> **THE PROBLEM**
Transcribe only the part of the material below that begins at the line containing "Convert this chart to D3.js code." and ends at the line containing "99.0, 99.68, 99.9];", with both kept and images left out.

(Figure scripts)

· · · · ·

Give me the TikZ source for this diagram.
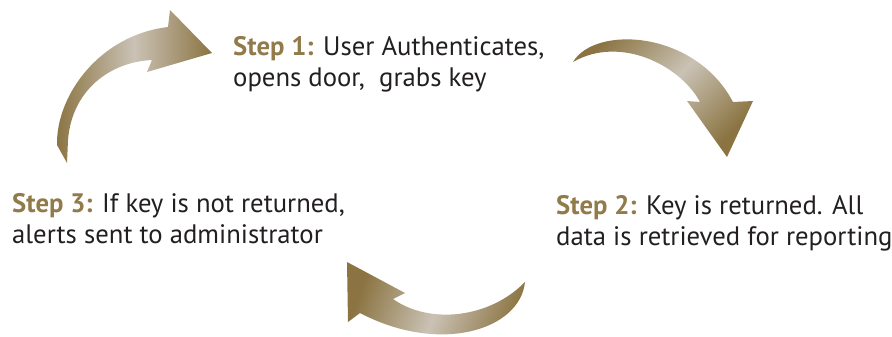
\documentclass[tikz,border=0pt]{standalone}
\usepackage{fontspec}
\setmainfont{PT Sans}

\definecolor{gold}{RGB}{139,116,66}
\definecolor{sand}{RGB}{202,194,181}
\definecolor{stepgold}{RGB}{146,123,74}
\definecolor{ink}{RGB}{35,31,32}

\tikzset{
  cyclearrow/.style={top color=gold, bottom color=gold, middle color=sand},
  steplabel/.style={anchor=base west, align=left, inner sep=0pt, text=ink,
    font=\fontsize{26.7}{31}\selectfont},
}
\newcommand{\stepname}[1]{\textcolor{stepgold}{\bfseries #1}}

\begin{document}
\begin{tikzpicture}[x=1pt, y=-1pt]
\useasboundingbox (0,0) rectangle (892,337);

% curved arrows of the cycle
\shade [cyclearrow, shading angle=90] (67,163) -- (57,145)
  .. controls (56,95) and (100,35) .. (168,27) -- (170,10) -- (212,53)
  -- (147,72) -- (152,60) .. controls (110,62) and (72,90) .. (68,140) -- cycle;
\shade [cyclearrow, shading angle=45] (573,62)
  .. controls (595,25) and (695,30) .. (733,102) -- (753,101) -- (727,157)
  -- (687,101) -- (700,102) .. controls (680,65) and (620,35) .. cycle;
\shade [cyclearrow, shading angle=70] (347,262) -- (405,293) -- (393,299)
  .. controls (430,325) and (490,318) .. (525,282)
  .. controls (520,330) and (440,355) .. (360,313) -- (348,322) -- cycle;

% step texts (base = last line)
\node [steplabel] (step1) at (233,86)
  {\stepname{Step 1:} User Authenticates,\\ opens door,\ \ grabs key};
\node [steplabel] (step2) at (556,245)
  {\stepname{Step 2:} Key is returned. All\\ data is retrieved for reporting};
\node [steplabel] (step3) at (12,243)
  {\stepname{Step 3:} If key is not returned,\\ alerts sent to administrator};
\end{tikzpicture}
\end{document}
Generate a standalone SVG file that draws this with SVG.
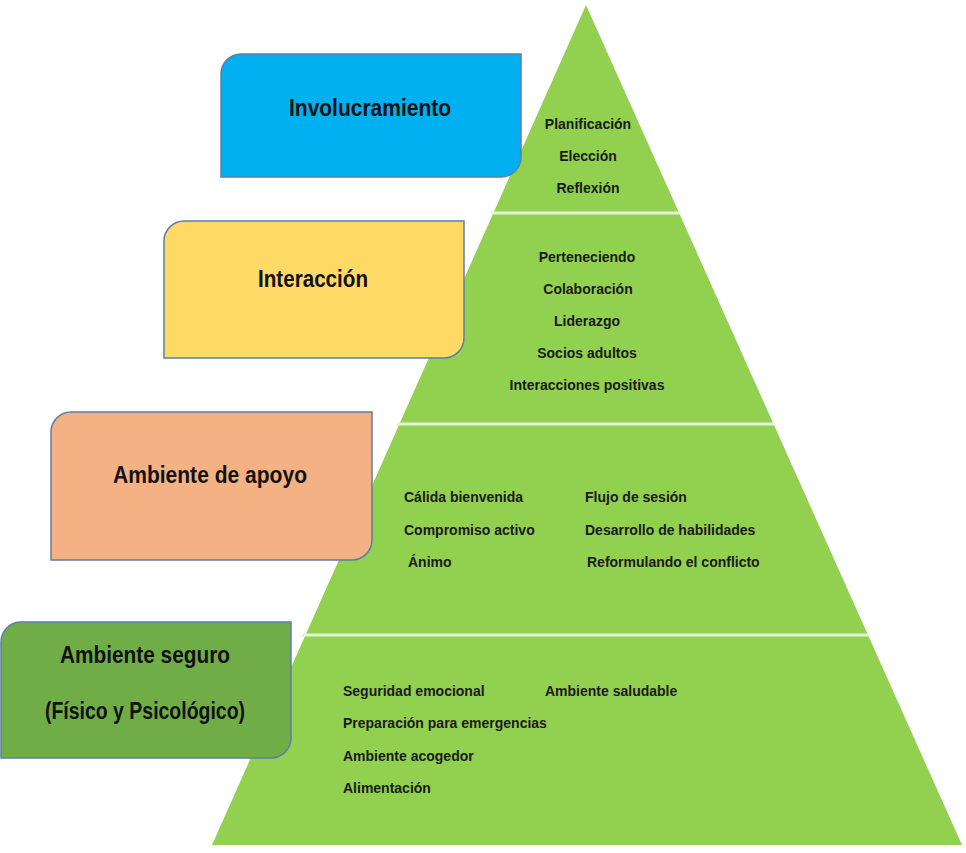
<svg xmlns="http://www.w3.org/2000/svg" width="966" height="853" viewBox="0 0 966 853">
<style>
.box{stroke:#5b7fa8;stroke-width:1.5}
.title{font-family:"Liberation Sans",Arial,sans-serif;font-weight:bold;font-size:23px;fill:#111;text-anchor:middle}
.item{font-family:"Liberation Sans",Arial,sans-serif;font-weight:bold;font-size:14px;fill:#1a1a1a}
.c{text-anchor:middle}
.div{stroke:#e6f4d6;stroke-width:3}
</style>
<rect width="966" height="853" fill="#ffffff"/>
<g id="pyramid">
<polygon points="586,5 962,845 212,845" fill="#92D050"/>
</g>
<g id="connectors">
<line class="div" x1="491" y1="213" x2="681" y2="213"/>
<line class="div" x1="397" y1="424" x2="775" y2="424"/>
<line class="div" x1="302" y1="635" x2="869" y2="635"/>
</g>
<g id="level1">
<path class="box" fill="#00B0F0" d="M241,54 H521 V157 A20,20 0 0 1 501,177 H221 V74 A20,20 0 0 1 241,54 Z"/>
<text class="title" x="370" y="116" textLength="162" lengthAdjust="spacingAndGlyphs">Involucramiento</text>
<text class="item c" x="588" y="129">Planificación</text>
<text class="item c" x="588" y="161">Elección</text>
<text class="item c" x="588" y="193">Reflexión</text>
</g>
<g id="level2">
<path class="box" fill="#FFD966" d="M184,221 H464 V338 A20,20 0 0 1 444,358 H164 V241 A20,20 0 0 1 184,221 Z"/>
<text class="title" x="313" y="287" textLength="110" lengthAdjust="spacingAndGlyphs">Interacción</text>
<text class="item c" x="587" y="262">Perteneciendo</text>
<text class="item c" x="588" y="294">Colaboración</text>
<text class="item c" x="587" y="326">Liderazgo</text>
<text class="item c" x="587" y="358">Socios adultos</text>
<text class="item c" x="587" y="390">Interacciones positivas</text>
</g>
<g id="level3">
<path class="box" fill="#F4B183" d="M71,412 H372 V540 A20,20 0 0 1 352,560 H51 V432 A20,20 0 0 1 71,412 Z"/>
<text class="title" x="210" y="483" textLength="194" lengthAdjust="spacingAndGlyphs">Ambiente de apoyo</text>
<text class="item" x="404" y="502">Cálida bienvenida</text>
<text class="item" x="404" y="535">Compromiso activo</text>
<text class="item" x="408" y="567">Ánimo</text>
<text class="item" x="585" y="502">Flujo de sesión</text>
<text class="item" x="585" y="535">Desarrollo de habilidades</text>
<text class="item" x="587" y="567">Reformulando el conflicto</text>
</g>
<g id="level4">
<path class="box" fill="#70AD47" d="M20,622 H291 V738 A20,20 0 0 1 271,758 H1 V642 A20,20 0 0 1 20,622 Z"/>
<text class="title" x="145" y="663" textLength="170" lengthAdjust="spacingAndGlyphs">Ambiente seguro</text>
<text class="title" x="145" y="719" textLength="200" lengthAdjust="spacingAndGlyphs">(Físico y Psicológico)</text>
<text class="item" x="343" y="696">Seguridad emocional</text>
<text class="item" x="545" y="696">Ambiente saludable</text>
<text class="item" x="343" y="728">Preparación para emergencias</text>
<text class="item" x="343" y="761">Ambiente acogedor</text>
<text class="item" x="343" y="793">Alimentación</text>
</g>
</svg>
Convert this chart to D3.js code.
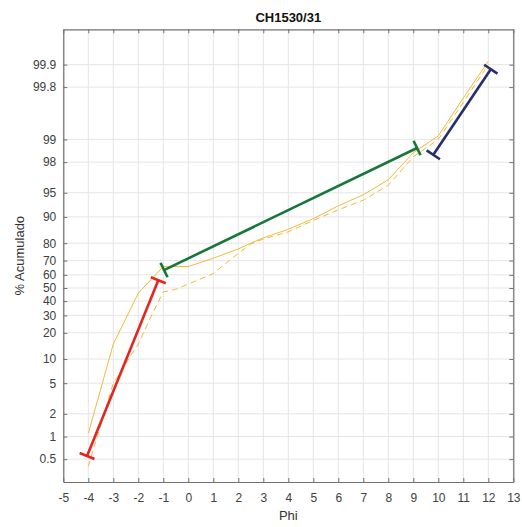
<!DOCTYPE html>
<html>
<head>
<meta charset="utf-8">
<script src="https://cdn.jsdelivr.net/npm/d3@7"></script>
<style>
    body { margin: 0; background: #fff; }
    svg text { font-family: "Liberation Sans", Arial, sans-serif; }
</style>
</head>
<body>
<div id="canvas"></div>
<script>
//Data
var xTicks = [-5, -4, -3, -2, -1, 0, 1, 2, 3, 4, 5, 6, 7, 8, 9, 10, 11, 12, 13];
var yTicks = [0.5, 1, 2, 5, 10, 20, 30, 40, 50, 60, 70, 80, 90, 95, 98, 99, 99.8, 99.9];

var phiSolid = [-4, -3, -2, -1, 0, 1, 2, 2.5, 3, 4, 5, 6, 7, 8, 9, 10, 11, 12];
var pctSolid = [1.1, 15, 46, 66, 66, 71.5, 77, 80, 82.5, 86, 89.5, 92.7, 94.7, 96.6, 98.5, 99.1, 99.72, 99.91];

var phiDashed = [-4, -3, -2, -1.5, -1, -0.5, 0, 1, 2, 2.5, 3, 4, 5, 6, 7, 8, 9, 10, 11, 12];
var pctDashed = [0.4, 5, 15, 29, 47, 49, 53, 61, 74.5, 79.5, 82, 85, 89, 91.8, 93.8, 96, 98.3, 99.0, 99.68, 99.9];

//fitted segments: [phi start, % start, phi end, % end]
var segRed = [-4.05, 0.55, -1.2, 56];
var segGreen = [-0.97, 63.5, 9.15, 98.7];
var segBlue = [9.8, 98.4, 12.1, 99.885];

var width = 522, height = 527;
var mLeft = 63.3, mRight = 513.3, mTop = 29.3, mBottom = 482;

function logit(p) {
    var f = p / 100;
    return Math.log(f / (1 - f));
}

var x = d3.scaleLinear().domain([-5, 13]).range([mLeft, mRight]);
//probability axis: linear in logit
var y = d3.scaleLinear().domain([-6, 8]).range([mBottom, mTop]);

var svg = d3.select("#canvas").append("svg")
    .attr("width", width)
    .attr("height", height);

//grid
var grid = svg.append("g");
grid.selectAll("line.gx")
    .data(xTicks)
    .enter()
    .append("line")
    .attr("x1", function (d) { return x(d); })
    .attr("x2", function (d) { return x(d); })
    .attr("y1", mTop)
    .attr("y2", mBottom)
    .style("stroke", "#e5e5e5");
grid.selectAll("line.gy")
    .data(yTicks)
    .enter()
    .append("line")
    .attr("x1", mLeft)
    .attr("x2", mRight)
    .attr("y1", function (d) { return y(logit(d)); })
    .attr("y2", function (d) { return y(logit(d)); })
    .style("stroke", "#e5e5e5");

//orange curves
var line = d3.line()
    .x(function (d) { return x(d[0]); })
    .y(function (d) { return y(logit(d[1])); });

svg.append("path")
    .datum(d3.zip(phiSolid, pctSolid))
    .attr("d", line)
    .style("fill", "none")
    .style("stroke", "#F2BA3C")
    .style("stroke-width", 1);

svg.append("path")
    .datum(d3.zip(phiDashed, pctDashed))
    .attr("d", line)
    .style("fill", "none")
    .style("stroke", "#F2BA3C")
    .style("stroke-width", 1)
    .style("stroke-dasharray", "6, 4");

//segments with end caps
function drawSegment(s, color) {
    var x1 = x(s[0]), y1 = y(logit(s[1])), x2 = x(s[2]), y2 = y(logit(s[3]));
    var dx = x2 - x1, dy = y2 - y1, len = Math.sqrt(dx * dx + dy * dy);
    var nx = -dy / len * 8, ny = dx / len * 8;
    var g = svg.append("g")
        .style("stroke", color)
        .style("stroke-width", 2.6);
    g.append("line").attr("x1", x1).attr("y1", y1).attr("x2", x2).attr("y2", y2);
    g.append("line").attr("x1", x1 - nx).attr("y1", y1 - ny).attr("x2", x1 + nx).attr("y2", y1 + ny);
    g.append("line").attr("x1", x2 - nx).attr("y1", y2 - ny).attr("x2", x2 + nx).attr("y2", y2 + ny);
}
drawSegment(segRed, "#E3261F");
drawSegment(segGreen, "#17763A");
drawSegment(segBlue, "#262E6B");

//axes
var xAxis = svg.append("g")
    .attr("transform", "translate(0," + mBottom + ")")
    .call(d3.axisBottom(x).tickValues(xTicks).tickSizeInner(-4).tickSizeOuter(0).tickPadding(11)
        .tickFormat(function (d) { return String(d); }));
var xAxisTop = svg.append("g")
    .attr("transform", "translate(0," + mTop + ")")
    .call(d3.axisTop(x).tickValues(xTicks).tickSizeInner(-4).tickSizeOuter(0).tickFormat(""));

var yAxis = svg.append("g")
    .attr("transform", "translate(" + mLeft + ",0)")
    .call(d3.axisLeft(y).tickValues(yTicks.map(logit)).tickSizeInner(-4).tickSizeOuter(0).tickPadding(7)
        .tickFormat(function (d, i) { return yTicks[i]; }));
var yAxisRight = svg.append("g")
    .attr("transform", "translate(" + mRight + ",0)")
    .call(d3.axisRight(y).tickValues(yTicks.map(logit)).tickSizeInner(-4).tickSizeOuter(0).tickFormat(""));

svg.selectAll(".domain").style("stroke", "#707070").style("stroke-width", 1.2);
svg.selectAll(".tick line").style("stroke", "#707070");
svg.selectAll(".tick text")
    .style("font-size", "12px")
    .style("fill", "#404040");

//labels
svg.append("text")
    .text("CH1530/31")
    .attr("x", (mLeft + mRight) / 2)
    .attr("y", 22)
    .attr("text-anchor", "middle")
    .style("font-weight", "bold")
    .style("font-size", "13px")
    .style("fill", "#111");

svg.append("text")
    .text("Phi")
    .attr("x", (mLeft + mRight) / 2)
    .attr("y", 520)
    .attr("text-anchor", "middle")
    .style("font-size", "13px")
    .style("fill", "#333");

svg.append("text")
    .text("% Acumulado")
    .attr("transform", "translate(24," + (mTop + mBottom) / 2 + ") rotate(-90)")
    .attr("text-anchor", "middle")
    .style("font-size", "13px")
    .style("fill", "#333");
</script>
</body>
</html>
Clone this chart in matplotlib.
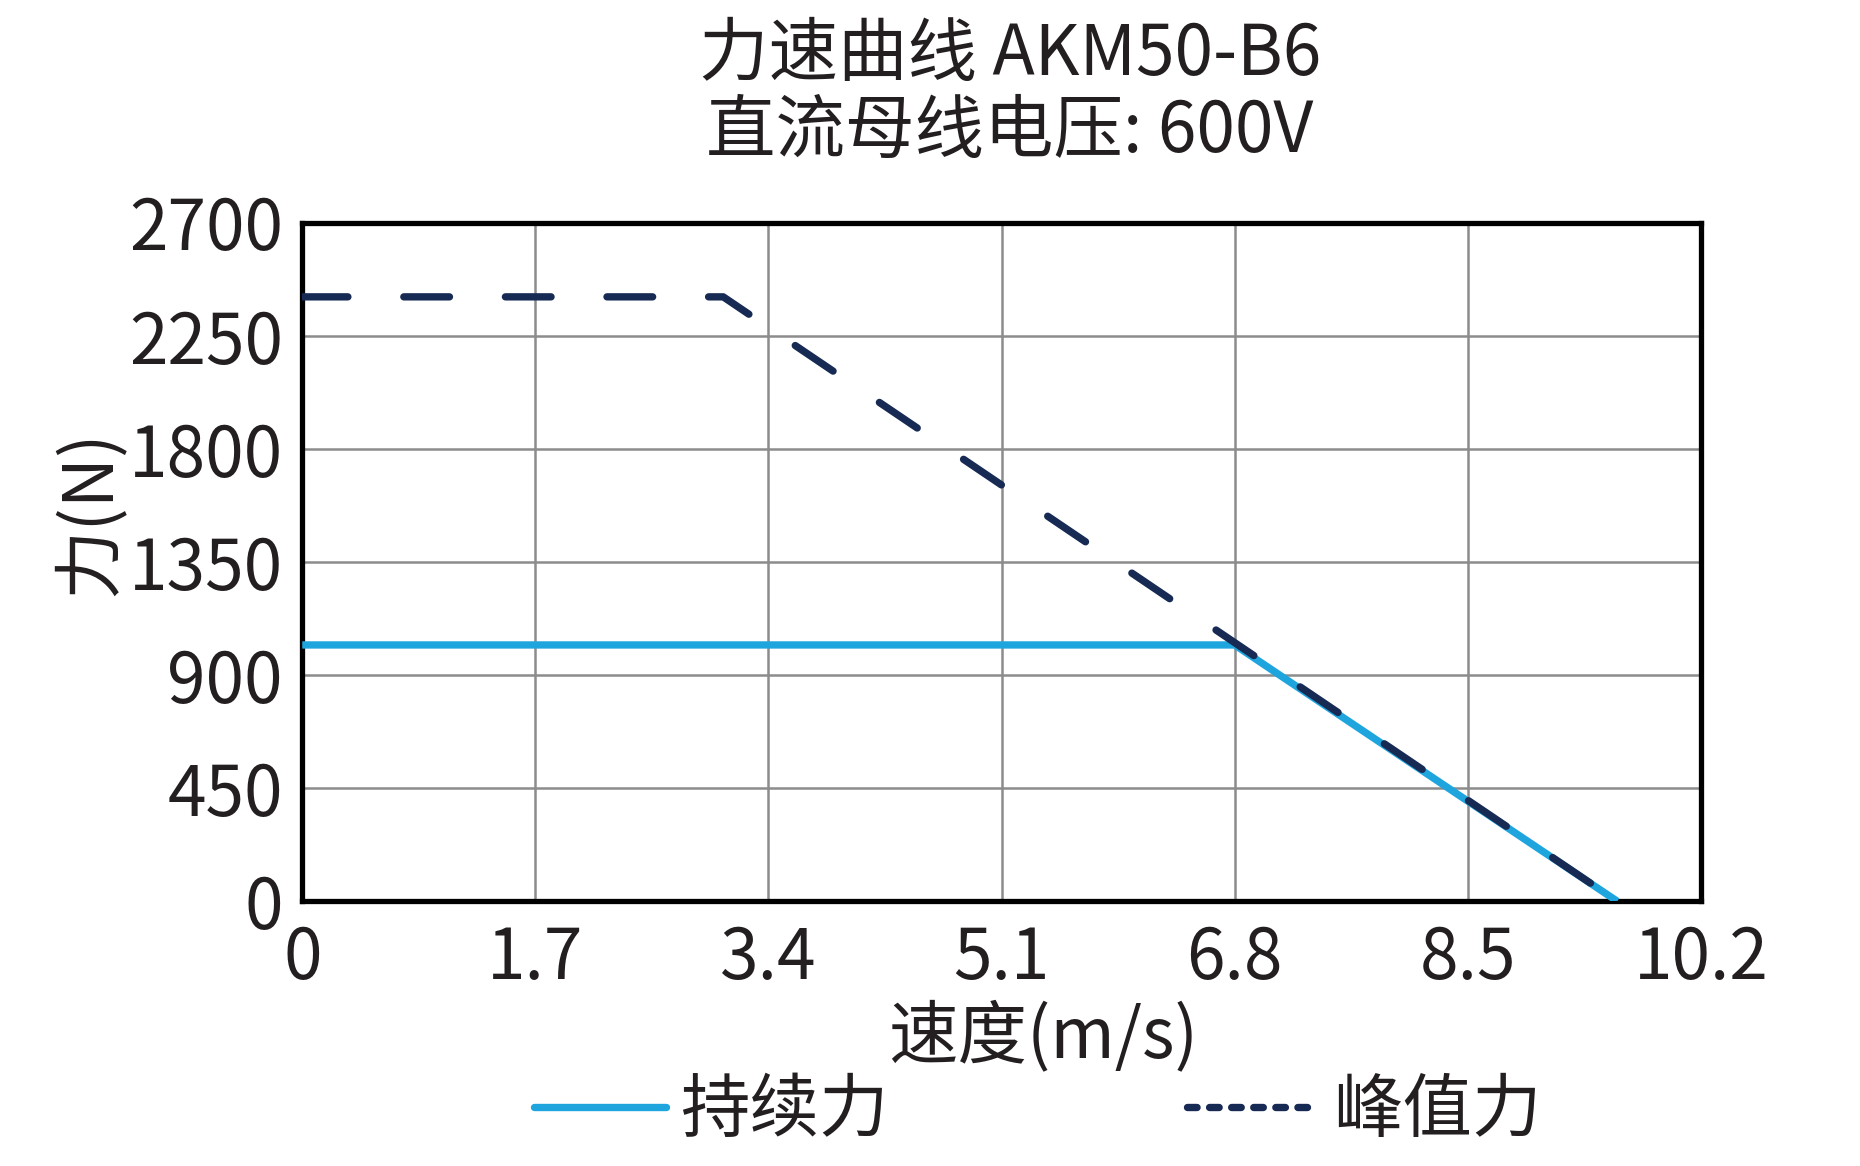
import matplotlib
matplotlib.use("Agg")
import matplotlib.pyplot as plt
from matplotlib.lines import Line2D

plt.rcParams['font.family'] = ['Noto Sans CJK SC', 'DejaVu Sans']
plt.rcParams['axes.unicode_minus'] = False

# 数据
cont_speed = [0, 6.8, 9.59]
cont_force = [1020, 1020, 0]
peak_speed = [0, 3.07, 9.59]
peak_force = [2405, 2405, 0]

x_ticks = [0, 1.7, 3.4, 5.1, 6.8, 8.5, 10.2]
x_labels = ['0', '1.7', '3.4', '5.1', '6.8', '8.5', '10.2']
y_ticks = [0, 450, 900, 1350, 1800, 2250, 2700]

title_text = '力速曲线 AKM50-B6\n直流母线电压: 600V'
x_title = '速度(m/s)'
y_title = '力(N)'
series_names = ['持续力', '峰值力']

blue = '#1fa5de'
navy = '#172a54'
txt = '#231f20'
fs = 50
lw = 5.3

fig = plt.figure(figsize=(18.6, 11.66), dpi=100)
ax = fig.add_axes([0.1625, 0.227, 0.752, 0.582])

# 持续力在下, 峰值力虚线压在上面
ax.plot(cont_speed, cont_force, color=blue, lw=lw, solid_capstyle='butt',
        solid_joinstyle='miter', zorder=3)
ax.plot(peak_speed, peak_force, color=navy, lw=lw, dashes=(6.2, 7.6),
        dash_capstyle='round', zorder=4)

ax.set_xlim(0, 10.2)
ax.set_ylim(0, 2700)
ax.set_xticks(x_ticks)
ax.set_xticklabels(x_labels)
ax.set_yticks(y_ticks)
ax.tick_params(axis='both', length=0, labelsize=fs, labelcolor=txt)
ax.tick_params(axis='x', pad=16)
ax.tick_params(axis='y', pad=14)
ax.grid(True, color='#8c8c8c', lw=1.8)
ax.set_axisbelow(True)
for sp in ax.spines.values():
    sp.set_linewidth(3.8)
    sp.set_color('black')

fig.text(0.543, 0.92, title_text, ha='center', va='center', fontsize=fs,
         color=txt, linespacing=1.1)
fig.text(0.561, 0.110, x_title, ha='center', va='center', fontsize=fs, color=txt)
fig.text(0.048, 0.56, y_title, ha='center', va='center', fontsize=fs,
         color=txt, rotation=90)

handles = [
    Line2D([], [], color=blue, lw=lw, solid_capstyle='round'),
    Line2D([], [], color=navy, lw=lw, dashes=(1.3, 1.7), dash_capstyle='round'),
]
fig.legend(handles, series_names, loc='center', bbox_to_anchor=(0.558, 0.047),
           ncol=2, frameon=False, fontsize=fs, handlelength=1.9,
           handletextpad=0.2, columnspacing=4.3, labelcolor=txt)

fig.savefig('out.png', dpi=100)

· · · · ·

> **SOLUTION**
Convert this chart to D3.js code.
<!DOCTYPE html>
<html>
<head>
<meta charset="utf-8">
<script src="https://cdn.jsdelivr.net/npm/d3@7"></script>
<style>
    body { margin: 0; background: #fff; }
    svg text { font-family: "Liberation Sans", Arial, sans-serif; }
</style>
</head>
<body>
<div id="canvas"></div>
<script>
//Data
var xTicks = [-5, -4, -3, -2, -1, 0, 1, 2, 3, 4, 5, 6, 7, 8, 9, 10, 11, 12, 13];
var yTicks = [0.5, 1, 2, 5, 10, 20, 30, 40, 50, 60, 70, 80, 90, 95, 98, 99, 99.8, 99.9];

var phiSolid = [-4, -3, -2, -1, 0, 1, 2, 2.5, 3, 4, 5, 6, 7, 8, 9, 10, 11, 12];
var pctSolid = [1.1, 15, 46, 66, 66, 71.5, 77, 80, 82.5, 86, 89.5, 92.7, 94.7, 96.6, 98.5, 99.1, 99.72, 99.91];

var phiDashed = [-4, -3, -2, -1.5, -1, -0.5, 0, 1, 2, 2.5, 3, 4, 5, 6, 7, 8, 9, 10, 11, 12];
var pctDashed = [0.4, 5, 15, 29, 47, 49, 53, 61, 74.5, 79.5, 82, 85, 89, 91.8, 93.8, 96, 98.3, 99.0, 99.68, 99.9];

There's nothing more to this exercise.